▶ _Exercise goal_: The material below holds a span beginning at the line with "Reproduce this chart with matplotlib." and ending at the line with "from matplotlib.patches import Polygon". Quote that span exactly, both ends included, and only that span.

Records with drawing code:
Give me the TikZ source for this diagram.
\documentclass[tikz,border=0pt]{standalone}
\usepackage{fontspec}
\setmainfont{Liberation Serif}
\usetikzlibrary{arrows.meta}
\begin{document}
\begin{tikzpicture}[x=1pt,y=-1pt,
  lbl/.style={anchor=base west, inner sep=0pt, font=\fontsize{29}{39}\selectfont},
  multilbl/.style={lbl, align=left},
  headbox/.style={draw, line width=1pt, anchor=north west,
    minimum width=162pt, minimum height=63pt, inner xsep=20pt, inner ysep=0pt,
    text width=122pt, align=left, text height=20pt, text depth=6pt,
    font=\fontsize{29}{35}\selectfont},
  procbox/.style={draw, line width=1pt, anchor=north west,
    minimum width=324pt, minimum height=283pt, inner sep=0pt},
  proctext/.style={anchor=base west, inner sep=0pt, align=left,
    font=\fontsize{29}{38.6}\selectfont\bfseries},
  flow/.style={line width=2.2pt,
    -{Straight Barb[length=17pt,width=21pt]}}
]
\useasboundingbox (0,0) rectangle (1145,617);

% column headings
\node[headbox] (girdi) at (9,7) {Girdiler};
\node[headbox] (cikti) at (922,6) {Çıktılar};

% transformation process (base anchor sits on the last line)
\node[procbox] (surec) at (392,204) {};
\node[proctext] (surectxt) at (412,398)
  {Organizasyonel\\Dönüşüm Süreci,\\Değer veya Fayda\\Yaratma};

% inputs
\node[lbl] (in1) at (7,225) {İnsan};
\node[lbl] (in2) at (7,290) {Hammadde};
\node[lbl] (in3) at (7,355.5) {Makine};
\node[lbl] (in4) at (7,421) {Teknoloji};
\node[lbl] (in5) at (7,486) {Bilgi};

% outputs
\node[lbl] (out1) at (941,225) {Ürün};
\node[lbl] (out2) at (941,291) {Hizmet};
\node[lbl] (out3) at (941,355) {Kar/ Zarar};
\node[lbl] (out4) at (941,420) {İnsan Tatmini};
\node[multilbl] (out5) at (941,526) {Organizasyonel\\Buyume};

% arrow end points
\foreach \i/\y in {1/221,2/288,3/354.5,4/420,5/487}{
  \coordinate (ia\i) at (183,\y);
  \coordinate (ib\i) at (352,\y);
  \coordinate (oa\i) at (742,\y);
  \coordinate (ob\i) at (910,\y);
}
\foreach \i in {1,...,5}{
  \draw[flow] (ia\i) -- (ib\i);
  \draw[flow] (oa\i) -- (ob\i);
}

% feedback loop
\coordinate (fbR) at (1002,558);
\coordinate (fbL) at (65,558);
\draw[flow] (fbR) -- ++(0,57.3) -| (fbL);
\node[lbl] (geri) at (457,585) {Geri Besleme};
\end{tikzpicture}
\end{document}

--

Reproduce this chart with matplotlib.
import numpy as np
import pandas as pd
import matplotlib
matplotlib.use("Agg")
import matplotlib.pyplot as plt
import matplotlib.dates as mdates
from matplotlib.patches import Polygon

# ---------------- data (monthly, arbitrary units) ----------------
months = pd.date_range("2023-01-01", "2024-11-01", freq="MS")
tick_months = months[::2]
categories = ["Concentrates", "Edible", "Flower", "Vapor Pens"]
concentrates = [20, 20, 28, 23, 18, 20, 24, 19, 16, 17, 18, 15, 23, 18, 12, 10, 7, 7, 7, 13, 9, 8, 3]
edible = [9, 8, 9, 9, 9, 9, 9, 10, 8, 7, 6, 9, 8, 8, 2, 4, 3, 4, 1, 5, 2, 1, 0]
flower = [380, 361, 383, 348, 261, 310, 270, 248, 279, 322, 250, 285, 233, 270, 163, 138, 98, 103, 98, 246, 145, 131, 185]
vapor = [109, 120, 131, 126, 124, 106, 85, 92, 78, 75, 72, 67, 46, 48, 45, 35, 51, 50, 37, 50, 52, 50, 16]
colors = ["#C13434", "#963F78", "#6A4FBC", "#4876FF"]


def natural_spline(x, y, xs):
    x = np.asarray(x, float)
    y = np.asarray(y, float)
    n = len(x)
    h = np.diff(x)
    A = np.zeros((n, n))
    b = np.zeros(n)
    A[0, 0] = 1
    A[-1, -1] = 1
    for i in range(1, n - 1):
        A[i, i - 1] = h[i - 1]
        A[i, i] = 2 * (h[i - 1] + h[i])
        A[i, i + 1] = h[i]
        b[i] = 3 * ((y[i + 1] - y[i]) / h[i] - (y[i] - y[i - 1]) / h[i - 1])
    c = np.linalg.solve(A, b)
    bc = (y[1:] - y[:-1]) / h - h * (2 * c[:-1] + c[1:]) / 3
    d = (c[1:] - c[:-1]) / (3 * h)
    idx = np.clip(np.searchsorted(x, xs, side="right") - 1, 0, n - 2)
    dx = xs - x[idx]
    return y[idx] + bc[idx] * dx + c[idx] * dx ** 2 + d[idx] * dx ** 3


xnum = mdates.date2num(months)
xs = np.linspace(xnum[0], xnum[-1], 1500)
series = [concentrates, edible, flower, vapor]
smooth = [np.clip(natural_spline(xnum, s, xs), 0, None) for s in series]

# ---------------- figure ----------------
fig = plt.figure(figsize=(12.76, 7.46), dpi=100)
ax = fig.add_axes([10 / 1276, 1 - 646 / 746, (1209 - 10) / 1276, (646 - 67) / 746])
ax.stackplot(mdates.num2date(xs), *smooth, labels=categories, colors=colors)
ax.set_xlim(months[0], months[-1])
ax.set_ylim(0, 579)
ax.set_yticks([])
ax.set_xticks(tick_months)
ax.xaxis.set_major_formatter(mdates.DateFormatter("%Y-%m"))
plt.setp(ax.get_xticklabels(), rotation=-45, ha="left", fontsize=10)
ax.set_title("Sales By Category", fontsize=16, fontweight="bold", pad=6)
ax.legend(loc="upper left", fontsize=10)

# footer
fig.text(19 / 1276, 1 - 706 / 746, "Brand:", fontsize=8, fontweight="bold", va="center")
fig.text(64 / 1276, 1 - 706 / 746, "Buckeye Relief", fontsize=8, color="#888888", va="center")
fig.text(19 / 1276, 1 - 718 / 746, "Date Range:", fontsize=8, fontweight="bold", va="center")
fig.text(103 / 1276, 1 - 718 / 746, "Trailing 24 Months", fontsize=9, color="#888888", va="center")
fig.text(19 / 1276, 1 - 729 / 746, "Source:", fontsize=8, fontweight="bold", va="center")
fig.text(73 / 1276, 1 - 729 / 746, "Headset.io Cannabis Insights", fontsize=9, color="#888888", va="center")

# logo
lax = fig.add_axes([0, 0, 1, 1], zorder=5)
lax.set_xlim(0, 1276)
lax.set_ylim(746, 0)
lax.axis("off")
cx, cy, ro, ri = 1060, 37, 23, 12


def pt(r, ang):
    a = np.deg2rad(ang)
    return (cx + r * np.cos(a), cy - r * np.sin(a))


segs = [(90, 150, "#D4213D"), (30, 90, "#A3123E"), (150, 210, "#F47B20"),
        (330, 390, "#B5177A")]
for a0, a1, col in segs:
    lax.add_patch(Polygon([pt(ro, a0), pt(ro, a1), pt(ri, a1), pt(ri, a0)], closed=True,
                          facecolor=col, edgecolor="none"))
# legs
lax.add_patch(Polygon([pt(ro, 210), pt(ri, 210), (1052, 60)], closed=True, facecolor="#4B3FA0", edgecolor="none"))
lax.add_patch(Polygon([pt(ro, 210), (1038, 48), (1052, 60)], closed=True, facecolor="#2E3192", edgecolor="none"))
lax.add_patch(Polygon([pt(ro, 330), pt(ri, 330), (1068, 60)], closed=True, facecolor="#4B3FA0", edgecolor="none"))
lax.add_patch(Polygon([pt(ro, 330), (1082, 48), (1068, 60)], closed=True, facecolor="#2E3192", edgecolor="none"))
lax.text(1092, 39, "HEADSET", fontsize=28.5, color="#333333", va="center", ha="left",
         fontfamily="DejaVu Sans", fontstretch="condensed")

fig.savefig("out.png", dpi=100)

* * *

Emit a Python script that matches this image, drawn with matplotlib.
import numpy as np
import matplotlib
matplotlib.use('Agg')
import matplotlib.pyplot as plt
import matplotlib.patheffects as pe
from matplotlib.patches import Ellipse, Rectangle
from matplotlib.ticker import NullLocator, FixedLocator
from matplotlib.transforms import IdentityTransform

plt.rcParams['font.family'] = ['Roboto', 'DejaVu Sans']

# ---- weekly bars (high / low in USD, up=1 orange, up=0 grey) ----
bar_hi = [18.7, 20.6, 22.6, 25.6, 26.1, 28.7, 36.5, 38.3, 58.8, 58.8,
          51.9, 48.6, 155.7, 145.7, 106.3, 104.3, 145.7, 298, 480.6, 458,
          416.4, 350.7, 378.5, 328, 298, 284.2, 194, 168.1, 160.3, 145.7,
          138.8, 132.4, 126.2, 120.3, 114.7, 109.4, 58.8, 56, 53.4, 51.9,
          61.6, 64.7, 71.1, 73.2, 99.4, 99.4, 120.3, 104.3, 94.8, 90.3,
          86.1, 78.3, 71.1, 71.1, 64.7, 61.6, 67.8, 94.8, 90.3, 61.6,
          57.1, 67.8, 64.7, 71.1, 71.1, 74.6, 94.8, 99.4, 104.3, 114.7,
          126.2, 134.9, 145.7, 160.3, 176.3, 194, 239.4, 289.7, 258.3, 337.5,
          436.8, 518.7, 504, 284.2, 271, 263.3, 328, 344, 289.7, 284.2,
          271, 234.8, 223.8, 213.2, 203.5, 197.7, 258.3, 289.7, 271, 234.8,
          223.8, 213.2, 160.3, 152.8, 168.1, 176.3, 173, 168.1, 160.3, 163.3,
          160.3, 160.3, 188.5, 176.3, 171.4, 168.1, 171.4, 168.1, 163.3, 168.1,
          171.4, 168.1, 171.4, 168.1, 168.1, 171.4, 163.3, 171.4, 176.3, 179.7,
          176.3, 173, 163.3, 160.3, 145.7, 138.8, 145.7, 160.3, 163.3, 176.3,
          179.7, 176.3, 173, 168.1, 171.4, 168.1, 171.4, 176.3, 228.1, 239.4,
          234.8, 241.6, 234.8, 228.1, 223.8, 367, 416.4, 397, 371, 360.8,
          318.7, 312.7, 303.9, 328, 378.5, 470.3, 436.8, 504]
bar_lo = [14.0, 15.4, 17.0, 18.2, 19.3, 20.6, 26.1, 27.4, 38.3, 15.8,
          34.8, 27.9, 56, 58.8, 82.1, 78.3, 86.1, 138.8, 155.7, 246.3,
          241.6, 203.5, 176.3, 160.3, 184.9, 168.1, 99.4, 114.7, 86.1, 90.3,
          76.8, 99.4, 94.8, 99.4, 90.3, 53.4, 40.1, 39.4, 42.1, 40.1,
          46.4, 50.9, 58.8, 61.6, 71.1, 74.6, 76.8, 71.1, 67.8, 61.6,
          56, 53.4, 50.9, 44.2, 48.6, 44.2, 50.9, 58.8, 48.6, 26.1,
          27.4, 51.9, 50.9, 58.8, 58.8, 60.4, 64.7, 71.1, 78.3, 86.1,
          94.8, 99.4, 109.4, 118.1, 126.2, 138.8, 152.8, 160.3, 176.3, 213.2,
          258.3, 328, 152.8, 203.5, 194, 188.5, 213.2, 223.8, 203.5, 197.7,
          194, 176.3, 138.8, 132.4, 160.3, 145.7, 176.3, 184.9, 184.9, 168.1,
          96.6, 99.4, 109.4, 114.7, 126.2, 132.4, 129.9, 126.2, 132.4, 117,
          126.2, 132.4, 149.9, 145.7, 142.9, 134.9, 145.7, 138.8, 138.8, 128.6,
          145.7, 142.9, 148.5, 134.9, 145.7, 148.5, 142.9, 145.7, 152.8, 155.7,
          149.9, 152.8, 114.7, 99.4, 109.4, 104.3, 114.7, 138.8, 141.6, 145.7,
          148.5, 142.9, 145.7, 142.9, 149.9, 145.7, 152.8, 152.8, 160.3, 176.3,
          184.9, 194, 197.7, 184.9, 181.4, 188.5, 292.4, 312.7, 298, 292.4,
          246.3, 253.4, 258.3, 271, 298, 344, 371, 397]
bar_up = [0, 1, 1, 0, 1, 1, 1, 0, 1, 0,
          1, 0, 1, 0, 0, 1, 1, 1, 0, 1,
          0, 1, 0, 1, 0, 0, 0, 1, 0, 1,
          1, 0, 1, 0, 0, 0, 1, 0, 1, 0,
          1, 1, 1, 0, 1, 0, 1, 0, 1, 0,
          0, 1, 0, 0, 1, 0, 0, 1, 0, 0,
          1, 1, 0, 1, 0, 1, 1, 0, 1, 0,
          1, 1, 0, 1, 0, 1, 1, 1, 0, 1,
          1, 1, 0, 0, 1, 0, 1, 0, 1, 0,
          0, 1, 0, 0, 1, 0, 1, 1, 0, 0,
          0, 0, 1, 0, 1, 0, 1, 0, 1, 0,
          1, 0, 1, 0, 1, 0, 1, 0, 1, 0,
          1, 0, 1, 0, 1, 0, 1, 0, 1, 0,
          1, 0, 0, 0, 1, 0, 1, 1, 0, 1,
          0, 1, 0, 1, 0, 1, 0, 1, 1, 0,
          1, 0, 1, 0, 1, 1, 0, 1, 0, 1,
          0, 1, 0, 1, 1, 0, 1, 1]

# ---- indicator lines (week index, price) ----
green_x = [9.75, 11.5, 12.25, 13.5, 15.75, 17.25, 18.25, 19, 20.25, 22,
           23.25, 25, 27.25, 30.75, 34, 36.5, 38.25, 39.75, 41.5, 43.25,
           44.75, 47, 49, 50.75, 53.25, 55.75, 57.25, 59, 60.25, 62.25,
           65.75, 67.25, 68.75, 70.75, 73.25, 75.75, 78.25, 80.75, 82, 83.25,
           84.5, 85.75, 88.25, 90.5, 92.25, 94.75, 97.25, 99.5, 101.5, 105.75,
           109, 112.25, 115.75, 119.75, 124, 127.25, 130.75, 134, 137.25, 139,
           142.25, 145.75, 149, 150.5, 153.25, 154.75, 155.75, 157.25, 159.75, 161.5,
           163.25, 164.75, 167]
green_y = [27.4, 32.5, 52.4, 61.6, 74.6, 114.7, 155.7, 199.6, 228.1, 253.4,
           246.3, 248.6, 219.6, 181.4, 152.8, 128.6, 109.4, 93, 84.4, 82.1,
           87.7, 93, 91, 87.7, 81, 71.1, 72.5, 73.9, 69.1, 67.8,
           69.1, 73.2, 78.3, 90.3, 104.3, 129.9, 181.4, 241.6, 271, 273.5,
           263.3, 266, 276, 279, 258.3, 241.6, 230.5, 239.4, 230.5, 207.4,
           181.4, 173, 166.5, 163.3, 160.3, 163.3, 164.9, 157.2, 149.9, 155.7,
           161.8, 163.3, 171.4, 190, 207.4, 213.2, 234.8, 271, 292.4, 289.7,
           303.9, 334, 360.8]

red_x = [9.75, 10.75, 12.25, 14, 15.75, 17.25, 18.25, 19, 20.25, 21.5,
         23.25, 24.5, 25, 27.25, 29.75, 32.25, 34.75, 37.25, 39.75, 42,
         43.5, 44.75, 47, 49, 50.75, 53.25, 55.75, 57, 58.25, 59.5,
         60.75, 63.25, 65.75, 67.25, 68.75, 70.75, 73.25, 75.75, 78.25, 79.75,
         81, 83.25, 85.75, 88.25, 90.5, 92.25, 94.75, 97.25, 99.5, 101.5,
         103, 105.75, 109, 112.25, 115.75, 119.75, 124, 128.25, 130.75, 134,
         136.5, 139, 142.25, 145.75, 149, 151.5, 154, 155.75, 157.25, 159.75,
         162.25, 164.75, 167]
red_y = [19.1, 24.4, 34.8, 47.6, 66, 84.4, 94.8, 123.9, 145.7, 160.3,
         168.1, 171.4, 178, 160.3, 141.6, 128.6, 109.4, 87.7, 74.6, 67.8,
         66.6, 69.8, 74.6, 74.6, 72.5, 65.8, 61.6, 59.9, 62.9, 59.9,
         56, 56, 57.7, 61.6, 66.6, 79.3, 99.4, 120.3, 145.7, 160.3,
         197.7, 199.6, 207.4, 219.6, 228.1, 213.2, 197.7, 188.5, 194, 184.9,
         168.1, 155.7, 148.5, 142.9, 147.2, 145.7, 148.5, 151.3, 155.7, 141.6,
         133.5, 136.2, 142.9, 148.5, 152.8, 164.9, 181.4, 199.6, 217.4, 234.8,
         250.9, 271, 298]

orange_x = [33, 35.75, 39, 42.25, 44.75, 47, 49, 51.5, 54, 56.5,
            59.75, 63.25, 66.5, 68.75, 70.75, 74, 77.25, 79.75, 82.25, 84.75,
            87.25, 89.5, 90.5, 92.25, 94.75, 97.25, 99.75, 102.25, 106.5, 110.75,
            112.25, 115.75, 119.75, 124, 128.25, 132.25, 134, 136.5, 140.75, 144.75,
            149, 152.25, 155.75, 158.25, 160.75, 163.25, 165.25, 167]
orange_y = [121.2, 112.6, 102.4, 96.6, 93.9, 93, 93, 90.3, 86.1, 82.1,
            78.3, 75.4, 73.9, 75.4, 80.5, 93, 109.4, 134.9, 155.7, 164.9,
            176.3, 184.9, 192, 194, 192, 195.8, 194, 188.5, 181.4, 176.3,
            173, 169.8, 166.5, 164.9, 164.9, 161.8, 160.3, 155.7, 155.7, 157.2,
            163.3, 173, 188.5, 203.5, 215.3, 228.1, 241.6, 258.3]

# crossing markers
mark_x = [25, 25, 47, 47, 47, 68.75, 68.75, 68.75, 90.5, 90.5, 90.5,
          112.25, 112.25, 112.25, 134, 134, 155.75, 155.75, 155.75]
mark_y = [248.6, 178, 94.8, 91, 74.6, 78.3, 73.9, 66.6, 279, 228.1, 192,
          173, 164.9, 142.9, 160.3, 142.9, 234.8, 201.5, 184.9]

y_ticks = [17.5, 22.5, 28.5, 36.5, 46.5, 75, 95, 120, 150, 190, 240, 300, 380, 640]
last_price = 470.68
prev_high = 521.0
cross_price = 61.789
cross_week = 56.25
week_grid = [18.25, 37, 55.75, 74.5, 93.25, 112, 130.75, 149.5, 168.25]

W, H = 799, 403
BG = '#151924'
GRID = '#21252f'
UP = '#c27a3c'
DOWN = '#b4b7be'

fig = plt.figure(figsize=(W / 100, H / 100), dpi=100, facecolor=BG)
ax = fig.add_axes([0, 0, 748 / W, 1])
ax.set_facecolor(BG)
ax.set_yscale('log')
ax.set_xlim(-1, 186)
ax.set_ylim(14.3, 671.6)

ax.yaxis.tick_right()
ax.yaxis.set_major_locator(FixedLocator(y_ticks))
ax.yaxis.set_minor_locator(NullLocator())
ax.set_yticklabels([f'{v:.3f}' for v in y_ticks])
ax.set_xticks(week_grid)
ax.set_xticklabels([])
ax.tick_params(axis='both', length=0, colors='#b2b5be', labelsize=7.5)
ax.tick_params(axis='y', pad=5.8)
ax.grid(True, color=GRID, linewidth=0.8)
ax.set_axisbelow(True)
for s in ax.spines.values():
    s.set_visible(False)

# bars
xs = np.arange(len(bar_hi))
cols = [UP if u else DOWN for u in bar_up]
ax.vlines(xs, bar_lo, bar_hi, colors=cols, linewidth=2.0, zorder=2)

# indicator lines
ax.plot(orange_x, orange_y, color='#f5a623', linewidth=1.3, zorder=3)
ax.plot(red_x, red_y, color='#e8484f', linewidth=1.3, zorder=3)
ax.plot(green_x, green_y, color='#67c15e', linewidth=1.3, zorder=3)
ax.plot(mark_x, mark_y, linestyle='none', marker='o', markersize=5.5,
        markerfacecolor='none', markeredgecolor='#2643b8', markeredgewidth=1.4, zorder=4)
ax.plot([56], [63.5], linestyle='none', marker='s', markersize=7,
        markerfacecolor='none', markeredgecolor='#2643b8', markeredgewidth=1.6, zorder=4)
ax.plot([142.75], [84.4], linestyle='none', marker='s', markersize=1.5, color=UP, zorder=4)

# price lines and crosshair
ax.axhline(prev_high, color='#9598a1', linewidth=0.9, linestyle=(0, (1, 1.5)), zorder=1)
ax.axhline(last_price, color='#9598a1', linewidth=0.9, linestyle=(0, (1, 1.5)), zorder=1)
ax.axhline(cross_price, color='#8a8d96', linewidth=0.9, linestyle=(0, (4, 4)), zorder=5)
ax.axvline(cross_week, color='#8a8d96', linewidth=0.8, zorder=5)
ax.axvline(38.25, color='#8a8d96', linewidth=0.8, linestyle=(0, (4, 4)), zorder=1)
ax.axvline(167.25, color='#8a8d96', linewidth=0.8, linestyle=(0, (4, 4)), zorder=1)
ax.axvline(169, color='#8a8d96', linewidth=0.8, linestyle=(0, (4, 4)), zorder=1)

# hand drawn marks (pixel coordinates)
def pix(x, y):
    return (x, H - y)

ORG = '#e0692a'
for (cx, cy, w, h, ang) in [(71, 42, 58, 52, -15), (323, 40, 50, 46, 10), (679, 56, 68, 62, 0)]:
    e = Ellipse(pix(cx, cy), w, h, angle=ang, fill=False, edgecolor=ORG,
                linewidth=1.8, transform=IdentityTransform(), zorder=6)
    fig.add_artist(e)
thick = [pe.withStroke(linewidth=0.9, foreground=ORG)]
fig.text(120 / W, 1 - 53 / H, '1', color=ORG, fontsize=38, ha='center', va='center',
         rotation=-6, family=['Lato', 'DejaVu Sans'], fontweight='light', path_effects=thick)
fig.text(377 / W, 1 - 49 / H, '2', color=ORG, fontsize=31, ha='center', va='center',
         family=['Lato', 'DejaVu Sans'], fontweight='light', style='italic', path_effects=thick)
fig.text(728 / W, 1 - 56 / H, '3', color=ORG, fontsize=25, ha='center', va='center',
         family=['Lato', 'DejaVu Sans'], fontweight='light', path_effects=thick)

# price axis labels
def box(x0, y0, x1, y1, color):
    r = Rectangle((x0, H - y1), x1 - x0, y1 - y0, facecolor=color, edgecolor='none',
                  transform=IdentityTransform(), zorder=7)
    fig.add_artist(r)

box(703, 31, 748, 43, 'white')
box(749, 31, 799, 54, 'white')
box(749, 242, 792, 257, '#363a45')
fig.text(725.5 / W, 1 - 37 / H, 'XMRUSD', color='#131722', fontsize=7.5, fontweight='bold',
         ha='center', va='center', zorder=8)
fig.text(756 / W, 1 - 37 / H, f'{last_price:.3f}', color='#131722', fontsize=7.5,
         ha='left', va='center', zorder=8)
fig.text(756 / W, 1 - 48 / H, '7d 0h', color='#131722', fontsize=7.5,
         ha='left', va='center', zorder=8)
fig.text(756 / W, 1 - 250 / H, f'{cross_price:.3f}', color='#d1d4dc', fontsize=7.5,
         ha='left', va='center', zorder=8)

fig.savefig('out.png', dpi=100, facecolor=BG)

▶ _Written response_:
Reproduce this chart with matplotlib.
import numpy as np
import pandas as pd
import matplotlib
matplotlib.use("Agg")
import matplotlib.pyplot as plt
import matplotlib.dates as mdates
from matplotlib.patches import Polygon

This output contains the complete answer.